I haven't fully digested everything you've said, but if I were to
summarize the basic idea, it is that
(a) the rtnetlink mutex fundamentally serializes accesses to
netdev->phydev on a registered interface, which renders my comment
about phy_attach_direct not needing rtnl_lock invalid, since phylink
needs to deal with PHYs appearing and disappearing on SFP modules
while the netdev attached to the sfp upstream is already registered.
This would mean that if we were to replace the rtnl mutex with
something else, it'd have to be a netdev->phy_lock which is held at
all times when netdev->phydev is accessed. Of course, that would be
its own discussion, which functions should take this lock on their
own and which should expect it to already be held.
(b) the sfp upstream and module drivers need to synchronize on a shared
lock that is taken top-level by both parties, and the rtnetlink
mutex is currently used for that. Could the sfp bus not have exactly
that, a shared mutex (a pointer), created by whomever creates the
sfp bus first, and destroyed by whomever puts the last reference on
the sfp bus?
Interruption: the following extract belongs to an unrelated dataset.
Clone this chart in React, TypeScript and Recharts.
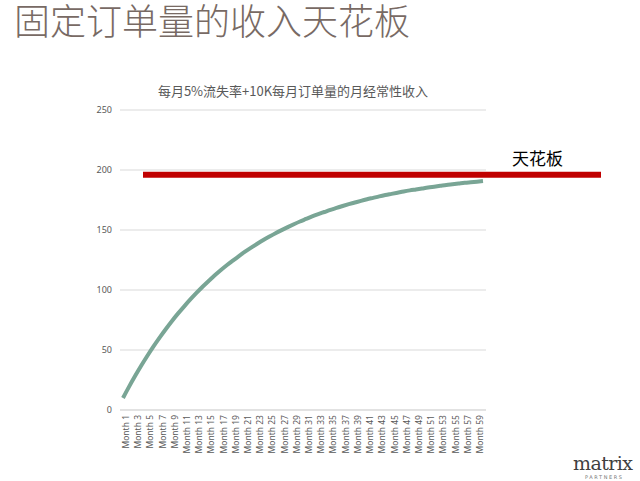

This would act as the top-level mutex, and netdev->phy_lock
would be accessed from within the individual functions that need to
touch that (probably just the upstream side). The sfp_mutex lock
inside sfp_bus_get could probably act as preliminary serialization
until the shared lock is fully published and held by the side that
created the lock in the first place.

The entire reason I'm asking is because I got the impression that you
are not fully satisfied with the only apparent solution to the dpaa2
deadlock problem, which is to force all callers of phylink_{create,destroy}
to take the rtnl mutex top-level, because it would not be needed for
most of the operations, and it would make the design even harder to
untangle later on. If you are satisfied with that solution, my bad.